John “Bid” McPhee may have been the greatest defensive second baseman in the history of baseball. In addition, he was a prolific run producer and great offensive force on his teams. McPhee played for Cincinnati in both the American Association and the National League for 18 seasons in the 1880s and the 1890s. He is a member of the Hall of Fame.
#7 (3 tied):Rod Carew
Rod Carew was a fine second baseman, who played for 19 years for the Minnesota Twins and the California Angels between 1967 and 1985. Carew won a staggering 7 batting titles, and was AL MVP in 1977. He averaged .328 for his career and was chosen for an amazing 18 All-Star games. Carew is a 3,000 career hit man and is a member of Cooperstown.
Joe Morgan, a second baseman, has been called the best team leader in baseball history. He played for 22 years, mostly for the Houston Astros and the Cincinnati Reds. Morgan won 2 consecutive NL MVP Awards in 1975 and 1976. He also won 4 on-base percentage crowns, and stole 689 bases. He was always the toughest out on his teams.
Hardy Richardson, “Old True Blue”, was a star second baseman for 14 years in the 1880s and the 1890s, for mostly Buffalo in the National League. He batted around .300 for his career and was always a top run producer. He set an example as both an offensive and defensive performer. He scored runs with a fluid combination of power and speed.
#4 (3 tied):Charlie Gehringer
Charlie Gehringer, “The Mechanical Man”, was one of the great second basemen ever. He was a dangerous clutch hitter and run producer, played at the University of Michigan, and became a member of Cooperstown. He played 19 seasons for the Detroit Tigers and excelled on both sides of the ball. He batted .320 for his career and won the AL MVP in 1937. He was selected for 6 consecutive All-Star games, and played in the 1920s and the 1930s.
Jeff Kent was a formidable run producer. He played mostly second base for 17 years with the San Francisco Giants, New York Mets, Los Angeles Dodgers and other teams in the 1990s and the 2000s. Kent was a prolific power hitter, and won 4 Silver Slugger Awards. He was also the NL MVP in 2000.

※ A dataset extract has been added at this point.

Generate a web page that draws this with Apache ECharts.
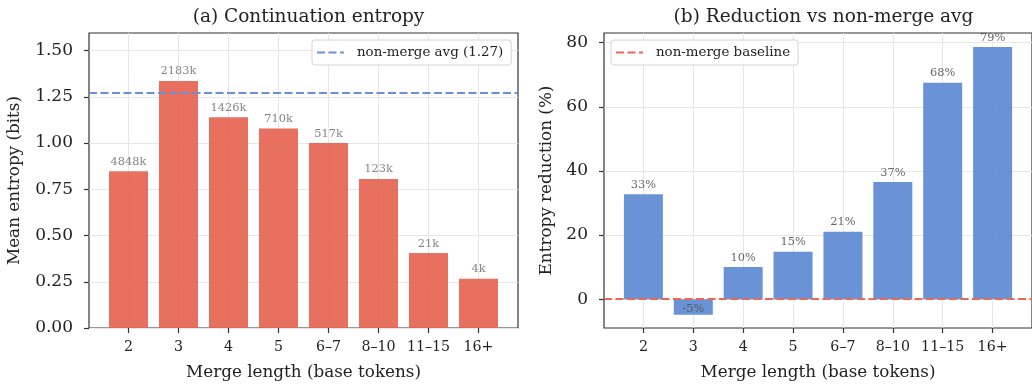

Jackie Robinson played the early part of his career in the Negro Leagues, and became the first player of African ancestry to play in the Major Leagues in the 20th century. Robinson played mostly second base for 10 seasons with the Brooklyn Dodgers from 1947 to 1956. He was selected to 6 straight All-Star games, won the NL MVP in 1949, and was elected to the Hall of Fame. He batted .311 for his career, and was a multi-threat offensive player.
Nap Lajoie was widely considered the second best all-around player (next to Honus Wagner) of the early 20th century. He was a star second baseman on both offense and defense, batting .426 in 1901, and .338 for his career, including 5 batting titles. He played for both AL and NL Philadelphia franchises and the Cleveland AL club, for a total of 21 seasons, from 1896 to 1916. He won 4 slugging percentage crowns and is a Hall of Famer.
Eddie Collins, Sr.Eddie Collins played at Columbia University, then for 25 seasons til 1930 with the Philadelphia Athletics and the Chicago White Sox. His career average was .333, and he won the AL MVP in 1914. He led the American League in runs scored for 3 straight years and was always at the top in run production. He was one of Cooperstown’s earliest members.
Rogers Hornsby, “The Rajah”, is generally described as the greatest right-handed hitter in the history of baseball. He played 23 seasons at second base, mostly for the St. Louis Cardinals and the Chicago Cubs from 1915 to the 1930s. He batted an astounding .358 for his career. “The Rajah” won 2 Triple Crowns and 2 MVP Awards. He also batted over .400 3 times, and won an amazing 12 adjusted OPS crowns. He also won 7 batting titles.